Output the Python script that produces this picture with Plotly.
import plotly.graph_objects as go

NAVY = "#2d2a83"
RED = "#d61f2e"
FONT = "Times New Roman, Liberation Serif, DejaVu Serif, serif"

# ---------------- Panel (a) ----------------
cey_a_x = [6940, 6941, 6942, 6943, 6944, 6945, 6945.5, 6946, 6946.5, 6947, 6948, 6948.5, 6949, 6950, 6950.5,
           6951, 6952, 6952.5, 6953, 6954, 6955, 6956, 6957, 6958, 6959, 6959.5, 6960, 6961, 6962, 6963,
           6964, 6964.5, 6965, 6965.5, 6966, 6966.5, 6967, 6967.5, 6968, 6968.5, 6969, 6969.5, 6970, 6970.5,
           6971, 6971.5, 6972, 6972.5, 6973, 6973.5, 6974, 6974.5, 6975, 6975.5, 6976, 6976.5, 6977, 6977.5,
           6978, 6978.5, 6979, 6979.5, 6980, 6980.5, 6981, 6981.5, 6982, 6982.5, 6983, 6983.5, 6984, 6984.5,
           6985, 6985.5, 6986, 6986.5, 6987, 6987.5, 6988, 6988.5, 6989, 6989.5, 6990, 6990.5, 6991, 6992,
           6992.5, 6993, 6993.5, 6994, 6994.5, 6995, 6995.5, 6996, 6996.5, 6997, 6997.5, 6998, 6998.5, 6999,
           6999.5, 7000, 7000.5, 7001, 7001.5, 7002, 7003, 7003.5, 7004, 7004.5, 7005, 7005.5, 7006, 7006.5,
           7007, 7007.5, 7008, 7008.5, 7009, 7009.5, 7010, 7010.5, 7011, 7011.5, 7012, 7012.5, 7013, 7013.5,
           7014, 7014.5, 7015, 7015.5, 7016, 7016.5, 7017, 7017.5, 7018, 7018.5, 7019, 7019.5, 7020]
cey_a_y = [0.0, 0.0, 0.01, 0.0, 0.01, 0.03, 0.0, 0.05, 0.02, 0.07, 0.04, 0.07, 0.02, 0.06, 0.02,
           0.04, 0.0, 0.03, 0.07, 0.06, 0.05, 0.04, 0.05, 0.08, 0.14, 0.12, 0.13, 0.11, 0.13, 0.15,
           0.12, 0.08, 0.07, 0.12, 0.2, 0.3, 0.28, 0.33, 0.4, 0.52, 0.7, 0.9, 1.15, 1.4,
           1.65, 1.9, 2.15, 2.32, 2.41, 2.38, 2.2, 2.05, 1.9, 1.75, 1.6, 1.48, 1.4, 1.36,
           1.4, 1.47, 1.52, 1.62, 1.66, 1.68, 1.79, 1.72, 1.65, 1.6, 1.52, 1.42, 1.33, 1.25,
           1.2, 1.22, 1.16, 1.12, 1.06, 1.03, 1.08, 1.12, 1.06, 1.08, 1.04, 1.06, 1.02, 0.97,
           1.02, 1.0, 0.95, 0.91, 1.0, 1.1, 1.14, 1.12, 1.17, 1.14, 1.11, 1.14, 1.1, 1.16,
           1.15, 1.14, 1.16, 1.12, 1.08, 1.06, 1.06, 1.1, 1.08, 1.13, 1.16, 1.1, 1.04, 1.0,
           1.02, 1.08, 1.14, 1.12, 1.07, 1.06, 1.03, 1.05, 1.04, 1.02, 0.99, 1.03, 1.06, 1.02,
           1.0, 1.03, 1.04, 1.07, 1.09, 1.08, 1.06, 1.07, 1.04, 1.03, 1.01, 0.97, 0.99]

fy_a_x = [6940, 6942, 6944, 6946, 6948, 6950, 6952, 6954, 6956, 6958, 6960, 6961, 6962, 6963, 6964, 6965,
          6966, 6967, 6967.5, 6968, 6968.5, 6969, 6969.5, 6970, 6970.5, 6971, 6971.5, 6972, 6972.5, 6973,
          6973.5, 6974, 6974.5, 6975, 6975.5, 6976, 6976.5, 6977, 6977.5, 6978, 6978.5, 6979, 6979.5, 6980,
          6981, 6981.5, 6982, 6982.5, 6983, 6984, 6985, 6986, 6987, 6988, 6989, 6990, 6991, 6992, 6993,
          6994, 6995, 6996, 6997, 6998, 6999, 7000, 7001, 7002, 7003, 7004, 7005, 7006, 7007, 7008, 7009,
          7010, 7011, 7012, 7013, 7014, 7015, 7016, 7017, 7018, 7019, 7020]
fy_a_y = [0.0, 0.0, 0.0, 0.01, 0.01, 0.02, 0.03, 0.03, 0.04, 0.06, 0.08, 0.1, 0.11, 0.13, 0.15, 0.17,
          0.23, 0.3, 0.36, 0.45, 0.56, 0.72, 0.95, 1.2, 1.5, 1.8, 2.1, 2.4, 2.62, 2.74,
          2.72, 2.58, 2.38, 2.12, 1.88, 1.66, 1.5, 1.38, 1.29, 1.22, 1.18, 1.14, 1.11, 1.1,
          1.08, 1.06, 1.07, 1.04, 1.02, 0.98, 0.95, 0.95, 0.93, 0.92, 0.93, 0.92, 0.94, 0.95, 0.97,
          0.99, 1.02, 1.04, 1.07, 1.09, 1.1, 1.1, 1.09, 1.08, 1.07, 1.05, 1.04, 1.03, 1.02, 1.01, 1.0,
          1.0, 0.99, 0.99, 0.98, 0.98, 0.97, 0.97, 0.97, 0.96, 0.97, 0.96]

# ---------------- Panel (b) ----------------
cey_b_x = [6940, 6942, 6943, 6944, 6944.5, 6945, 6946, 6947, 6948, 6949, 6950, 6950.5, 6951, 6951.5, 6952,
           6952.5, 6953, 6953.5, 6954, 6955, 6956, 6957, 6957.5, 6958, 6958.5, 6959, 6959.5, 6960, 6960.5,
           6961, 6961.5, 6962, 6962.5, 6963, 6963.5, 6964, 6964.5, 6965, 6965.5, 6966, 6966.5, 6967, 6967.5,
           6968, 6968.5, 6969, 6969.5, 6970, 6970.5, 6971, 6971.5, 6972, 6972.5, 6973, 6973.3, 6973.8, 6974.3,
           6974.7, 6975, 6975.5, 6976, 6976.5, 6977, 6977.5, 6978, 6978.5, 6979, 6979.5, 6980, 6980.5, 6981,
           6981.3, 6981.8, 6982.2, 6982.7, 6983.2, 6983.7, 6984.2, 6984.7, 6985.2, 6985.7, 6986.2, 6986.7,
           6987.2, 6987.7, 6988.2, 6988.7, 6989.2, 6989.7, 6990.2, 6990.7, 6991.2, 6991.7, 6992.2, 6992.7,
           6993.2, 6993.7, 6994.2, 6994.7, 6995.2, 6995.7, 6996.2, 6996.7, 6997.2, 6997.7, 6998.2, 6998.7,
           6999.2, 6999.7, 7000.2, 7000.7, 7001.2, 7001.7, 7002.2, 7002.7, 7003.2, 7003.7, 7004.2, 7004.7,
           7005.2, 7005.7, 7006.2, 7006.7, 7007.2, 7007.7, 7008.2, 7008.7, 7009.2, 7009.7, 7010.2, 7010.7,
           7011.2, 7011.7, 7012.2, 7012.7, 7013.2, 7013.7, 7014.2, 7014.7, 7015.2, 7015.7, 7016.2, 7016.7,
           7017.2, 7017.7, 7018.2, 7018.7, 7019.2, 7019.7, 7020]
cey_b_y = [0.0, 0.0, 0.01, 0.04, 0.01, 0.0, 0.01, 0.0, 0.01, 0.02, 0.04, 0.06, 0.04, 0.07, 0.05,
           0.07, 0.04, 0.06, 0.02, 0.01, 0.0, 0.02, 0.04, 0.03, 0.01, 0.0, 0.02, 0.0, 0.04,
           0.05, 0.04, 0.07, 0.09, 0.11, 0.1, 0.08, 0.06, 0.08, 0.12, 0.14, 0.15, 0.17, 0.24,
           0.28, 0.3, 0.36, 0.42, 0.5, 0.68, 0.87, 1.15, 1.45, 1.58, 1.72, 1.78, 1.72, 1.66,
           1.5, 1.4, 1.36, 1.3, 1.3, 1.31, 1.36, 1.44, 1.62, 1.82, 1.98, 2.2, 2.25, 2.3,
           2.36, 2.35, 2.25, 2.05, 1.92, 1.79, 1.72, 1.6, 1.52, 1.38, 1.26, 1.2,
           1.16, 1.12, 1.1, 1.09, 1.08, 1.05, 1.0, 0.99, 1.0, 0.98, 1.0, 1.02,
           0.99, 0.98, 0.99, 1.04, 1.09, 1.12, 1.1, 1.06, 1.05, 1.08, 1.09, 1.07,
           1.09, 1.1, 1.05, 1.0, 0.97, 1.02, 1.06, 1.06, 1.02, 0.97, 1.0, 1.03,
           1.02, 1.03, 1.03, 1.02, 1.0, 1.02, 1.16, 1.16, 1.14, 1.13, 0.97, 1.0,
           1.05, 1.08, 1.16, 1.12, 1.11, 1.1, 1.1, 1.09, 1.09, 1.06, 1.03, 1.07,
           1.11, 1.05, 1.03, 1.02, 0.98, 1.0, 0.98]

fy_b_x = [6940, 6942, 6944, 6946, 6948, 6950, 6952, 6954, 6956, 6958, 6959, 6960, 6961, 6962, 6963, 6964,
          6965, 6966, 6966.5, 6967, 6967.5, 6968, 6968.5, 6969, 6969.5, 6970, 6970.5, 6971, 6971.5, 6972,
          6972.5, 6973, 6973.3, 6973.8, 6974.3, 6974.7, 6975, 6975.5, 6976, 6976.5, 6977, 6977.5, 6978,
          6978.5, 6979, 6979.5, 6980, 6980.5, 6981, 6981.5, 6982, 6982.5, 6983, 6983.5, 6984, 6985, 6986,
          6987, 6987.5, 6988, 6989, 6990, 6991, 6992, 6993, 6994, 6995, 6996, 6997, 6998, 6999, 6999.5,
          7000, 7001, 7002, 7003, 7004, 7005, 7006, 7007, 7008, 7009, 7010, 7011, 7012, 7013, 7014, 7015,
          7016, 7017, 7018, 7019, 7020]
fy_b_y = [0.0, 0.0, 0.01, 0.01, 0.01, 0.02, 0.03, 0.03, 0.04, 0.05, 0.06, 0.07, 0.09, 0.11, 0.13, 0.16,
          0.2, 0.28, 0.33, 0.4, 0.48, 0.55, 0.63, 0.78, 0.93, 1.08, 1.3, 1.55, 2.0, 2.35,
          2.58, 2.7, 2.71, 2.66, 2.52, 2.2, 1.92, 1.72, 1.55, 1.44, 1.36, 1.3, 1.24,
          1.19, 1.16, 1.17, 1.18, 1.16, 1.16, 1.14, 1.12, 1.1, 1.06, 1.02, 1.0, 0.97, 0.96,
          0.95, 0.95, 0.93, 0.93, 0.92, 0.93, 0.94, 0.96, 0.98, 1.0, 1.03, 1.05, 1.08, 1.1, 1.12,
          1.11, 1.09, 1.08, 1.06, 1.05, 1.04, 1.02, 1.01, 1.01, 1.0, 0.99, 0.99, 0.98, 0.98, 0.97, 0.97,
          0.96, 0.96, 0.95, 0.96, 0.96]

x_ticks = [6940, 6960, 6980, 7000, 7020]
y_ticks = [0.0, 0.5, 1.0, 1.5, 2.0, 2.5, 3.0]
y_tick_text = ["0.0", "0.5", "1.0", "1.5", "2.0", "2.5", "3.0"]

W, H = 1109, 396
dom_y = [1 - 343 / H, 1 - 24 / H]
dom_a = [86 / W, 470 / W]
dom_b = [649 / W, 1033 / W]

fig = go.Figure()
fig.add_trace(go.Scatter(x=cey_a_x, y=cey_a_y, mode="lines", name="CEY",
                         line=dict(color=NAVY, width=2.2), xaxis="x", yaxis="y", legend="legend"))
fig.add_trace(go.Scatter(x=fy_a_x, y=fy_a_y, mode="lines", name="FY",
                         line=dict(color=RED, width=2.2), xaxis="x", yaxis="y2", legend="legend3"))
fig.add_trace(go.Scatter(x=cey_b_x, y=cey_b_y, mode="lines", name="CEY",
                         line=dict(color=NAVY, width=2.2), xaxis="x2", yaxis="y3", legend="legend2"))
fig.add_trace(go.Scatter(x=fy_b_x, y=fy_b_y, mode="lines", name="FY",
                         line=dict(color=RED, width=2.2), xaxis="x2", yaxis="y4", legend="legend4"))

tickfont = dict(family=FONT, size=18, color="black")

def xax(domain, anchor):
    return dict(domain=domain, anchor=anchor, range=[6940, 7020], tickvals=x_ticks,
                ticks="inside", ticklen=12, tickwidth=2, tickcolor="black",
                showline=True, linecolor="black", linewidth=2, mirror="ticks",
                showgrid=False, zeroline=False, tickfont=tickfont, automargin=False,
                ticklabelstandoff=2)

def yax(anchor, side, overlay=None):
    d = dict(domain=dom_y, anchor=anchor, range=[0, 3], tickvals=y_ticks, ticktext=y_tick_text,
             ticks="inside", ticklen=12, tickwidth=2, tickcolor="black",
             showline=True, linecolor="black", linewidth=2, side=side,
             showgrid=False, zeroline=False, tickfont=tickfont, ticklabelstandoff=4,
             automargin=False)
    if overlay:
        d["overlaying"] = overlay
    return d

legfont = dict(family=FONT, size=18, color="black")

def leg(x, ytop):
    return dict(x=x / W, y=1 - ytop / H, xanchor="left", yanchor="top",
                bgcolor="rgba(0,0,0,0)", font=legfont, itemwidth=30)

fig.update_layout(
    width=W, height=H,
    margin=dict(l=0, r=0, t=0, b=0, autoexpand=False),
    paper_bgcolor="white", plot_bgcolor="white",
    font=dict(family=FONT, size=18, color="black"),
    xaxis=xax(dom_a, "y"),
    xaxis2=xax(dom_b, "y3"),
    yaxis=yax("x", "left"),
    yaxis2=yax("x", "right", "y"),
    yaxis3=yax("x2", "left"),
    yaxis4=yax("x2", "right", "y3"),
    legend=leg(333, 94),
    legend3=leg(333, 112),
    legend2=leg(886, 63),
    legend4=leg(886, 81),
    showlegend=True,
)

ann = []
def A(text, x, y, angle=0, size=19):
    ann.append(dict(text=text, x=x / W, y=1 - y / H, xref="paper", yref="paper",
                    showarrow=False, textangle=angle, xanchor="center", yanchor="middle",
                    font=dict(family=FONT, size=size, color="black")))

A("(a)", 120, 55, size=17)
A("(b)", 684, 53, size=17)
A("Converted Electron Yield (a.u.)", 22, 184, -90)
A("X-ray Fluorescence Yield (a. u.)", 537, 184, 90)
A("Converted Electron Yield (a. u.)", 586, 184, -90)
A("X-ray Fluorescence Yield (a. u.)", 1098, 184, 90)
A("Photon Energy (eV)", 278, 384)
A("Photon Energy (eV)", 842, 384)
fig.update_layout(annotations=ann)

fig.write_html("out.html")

■ WORK TO DO: In this exercise, copy only the lines from the opening line of the material through the line where "New Roman, Liberation" appears.

■ CORRECT RESPONSE:
Output the Python script that produces this picture with Plotly.
import plotly.graph_objects as go

NAVY = "#2d2a83"
RED = "#d61f2e"
FONT = "Times New Roman, Liberation Serif, DejaVu Serif, serif"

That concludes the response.